-- begin --
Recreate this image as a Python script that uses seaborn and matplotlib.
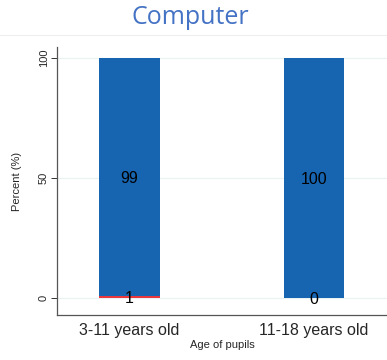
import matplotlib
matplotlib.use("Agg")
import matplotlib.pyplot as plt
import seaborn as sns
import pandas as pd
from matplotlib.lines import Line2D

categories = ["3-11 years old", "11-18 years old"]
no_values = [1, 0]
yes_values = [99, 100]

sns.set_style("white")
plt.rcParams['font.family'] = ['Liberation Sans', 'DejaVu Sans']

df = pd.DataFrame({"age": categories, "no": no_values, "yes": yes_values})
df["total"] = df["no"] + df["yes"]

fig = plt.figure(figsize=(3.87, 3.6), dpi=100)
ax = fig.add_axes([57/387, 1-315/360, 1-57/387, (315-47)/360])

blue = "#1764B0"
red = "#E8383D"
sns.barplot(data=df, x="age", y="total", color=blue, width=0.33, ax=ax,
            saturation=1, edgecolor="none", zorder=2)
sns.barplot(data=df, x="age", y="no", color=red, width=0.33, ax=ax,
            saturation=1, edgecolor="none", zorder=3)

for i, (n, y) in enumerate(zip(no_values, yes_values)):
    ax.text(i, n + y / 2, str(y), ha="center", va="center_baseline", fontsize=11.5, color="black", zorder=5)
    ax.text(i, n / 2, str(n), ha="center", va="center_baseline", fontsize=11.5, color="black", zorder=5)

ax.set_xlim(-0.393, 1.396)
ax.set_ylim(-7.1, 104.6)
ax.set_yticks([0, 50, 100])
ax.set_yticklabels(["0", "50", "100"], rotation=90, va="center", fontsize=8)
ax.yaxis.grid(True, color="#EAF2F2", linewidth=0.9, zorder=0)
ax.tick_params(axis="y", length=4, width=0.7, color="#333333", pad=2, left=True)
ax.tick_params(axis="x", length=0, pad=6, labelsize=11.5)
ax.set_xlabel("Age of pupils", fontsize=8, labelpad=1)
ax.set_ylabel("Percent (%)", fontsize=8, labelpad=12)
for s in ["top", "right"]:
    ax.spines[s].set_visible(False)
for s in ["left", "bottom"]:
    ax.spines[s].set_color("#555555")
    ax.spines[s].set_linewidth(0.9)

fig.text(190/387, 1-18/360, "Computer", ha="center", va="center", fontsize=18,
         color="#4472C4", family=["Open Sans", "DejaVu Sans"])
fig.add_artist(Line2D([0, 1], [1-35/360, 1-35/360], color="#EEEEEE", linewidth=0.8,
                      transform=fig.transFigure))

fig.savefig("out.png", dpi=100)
-- end --
## Task prompt
Retype the data above exactly; pictures are not part of the copy.

## Result
Recreate this image as a Python script that uses seaborn and matplotlib.
import matplotlib
matplotlib.use("Agg")
import matplotlib.pyplot as plt
import seaborn as sns
import pandas as pd
from matplotlib.lines import Line2D

categories = ["3-11 years old", "11-18 years old"]
no_values = [1, 0]
yes_values = [99, 100]

sns.set_style("white")
plt.rcParams['font.family'] = ['Liberation Sans', 'DejaVu Sans']

df = pd.DataFrame({"age": categories, "no": no_values, "yes": yes_values})
df["total"] = df["no"] + df["yes"]

fig = plt.figure(figsize=(3.87, 3.6), dpi=100)
ax = fig.add_axes([57/387, 1-315/360, 1-57/387, (315-47)/360])

blue = "#1764B0"
red = "#E8383D"
sns.barplot(data=df, x="age", y="total", color=blue, width=0.33, ax=ax,
            saturation=1, edgecolor="none", zorder=2)
sns.barplot(data=df, x="age", y="no", color=red, width=0.33, ax=ax,
            saturation=1, edgecolor="none", zorder=3)

for i, (n, y) in enumerate(zip(no_values, yes_values)):
    ax.text(i, n + y / 2, str(y), ha="center", va="center_baseline", fontsize=11.5, color="black", zorder=5)
    ax.text(i, n / 2, str(n), ha="center", va="center_baseline", fontsize=11.5, color="black", zorder=5)

ax.set_xlim(-0.393, 1.396)
ax.set_ylim(-7.1, 104.6)
ax.set_yticks([0, 50, 100])
ax.set_yticklabels(["0", "50", "100"], rotation=90, va="center", fontsize=8)
ax.yaxis.grid(True, color="#EAF2F2", linewidth=0.9, zorder=0)
ax.tick_params(axis="y", length=4, width=0.7, color="#333333", pad=2, left=True)
ax.tick_params(axis="x", length=0, pad=6, labelsize=11.5)
ax.set_xlabel("Age of pupils", fontsize=8, labelpad=1)
ax.set_ylabel("Percent (%)", fontsize=8, labelpad=12)
for s in ["top", "right"]:
    ax.spines[s].set_visible(False)
for s in ["left", "bottom"]:
    ax.spines[s].set_color("#555555")
    ax.spines[s].set_linewidth(0.9)

fig.text(190/387, 1-18/360, "Computer", ha="center", va="center", fontsize=18,
         color="#4472C4", family=["Open Sans", "DejaVu Sans"])
fig.add_artist(Line2D([0, 1], [1-35/360, 1-35/360], color="#EEEEEE", linewidth=0.8,
                      transform=fig.transFigure))

fig.savefig("out.png", dpi=100)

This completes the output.